Boots considers cheque banTrial scheme may be rolled out across UK

13 September 2006

 

Signing a credit card slip

High-street chemist Boots is looking at banning the use of cheque payments at its 1,500 stores.

The chain is running a month-long trial of the idea at 46 stores in Sussex and Surrey, starting from the end of this month. Cheques currently account for only two purchases in every 1,000.

If the trial is successful, the scheme will be rolled out to the rest of the company’s stores from November.

Boots said the introduction of chip and Pin earlier this year had resulted in a 35 per cent fall in the number of cheque payments in the first quarter of the year.

Chip and Pin

A Boots spokesman said: ‘Payment by cheque can slow down transaction time at the till and so we're running this trial to see what our customers think about this change.’

Shell no longer accepts cheques at its 900 petrol stations while Asda has also introduced a similar trial ban at 21 of its stores within the M25.

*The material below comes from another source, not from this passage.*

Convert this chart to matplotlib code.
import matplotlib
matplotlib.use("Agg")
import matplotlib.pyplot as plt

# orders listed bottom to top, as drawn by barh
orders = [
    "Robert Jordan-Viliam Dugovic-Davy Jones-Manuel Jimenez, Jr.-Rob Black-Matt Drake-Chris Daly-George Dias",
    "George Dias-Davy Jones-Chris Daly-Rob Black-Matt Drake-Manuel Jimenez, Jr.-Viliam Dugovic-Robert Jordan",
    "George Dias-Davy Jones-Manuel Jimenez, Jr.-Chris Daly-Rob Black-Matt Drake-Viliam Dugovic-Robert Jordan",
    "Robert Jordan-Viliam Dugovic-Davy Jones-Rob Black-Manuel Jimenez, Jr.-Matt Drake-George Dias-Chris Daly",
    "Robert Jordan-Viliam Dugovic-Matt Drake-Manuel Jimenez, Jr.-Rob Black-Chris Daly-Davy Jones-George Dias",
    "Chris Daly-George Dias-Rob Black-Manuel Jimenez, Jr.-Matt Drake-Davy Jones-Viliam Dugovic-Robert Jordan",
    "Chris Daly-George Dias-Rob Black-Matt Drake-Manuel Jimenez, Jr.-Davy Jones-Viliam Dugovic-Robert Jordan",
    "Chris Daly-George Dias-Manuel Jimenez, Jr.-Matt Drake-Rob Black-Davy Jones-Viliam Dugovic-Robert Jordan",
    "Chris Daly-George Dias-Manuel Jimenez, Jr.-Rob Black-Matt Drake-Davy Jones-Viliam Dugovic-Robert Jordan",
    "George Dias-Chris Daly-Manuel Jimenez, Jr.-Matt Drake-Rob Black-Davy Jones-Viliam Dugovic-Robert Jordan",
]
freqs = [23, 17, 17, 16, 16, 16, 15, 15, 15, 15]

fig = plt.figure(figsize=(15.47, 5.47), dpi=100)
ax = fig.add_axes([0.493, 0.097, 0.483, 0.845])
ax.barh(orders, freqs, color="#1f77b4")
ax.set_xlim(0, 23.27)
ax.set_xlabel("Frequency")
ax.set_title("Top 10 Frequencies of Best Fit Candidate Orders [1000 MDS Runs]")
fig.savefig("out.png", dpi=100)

Earlier this year Apacs, the payment association which represents banks and credit card companies, said cheques now account for only 6 per cent of spending in shops.

Six million cheques per day were written in the UK in 2004, but there were 22.8 million credit and debit card transactions.

The cheque's heyday was in 1990, when 11 million a day were written in the UK. Apacs predicts this number will fall to 3.5 million a day by 2014.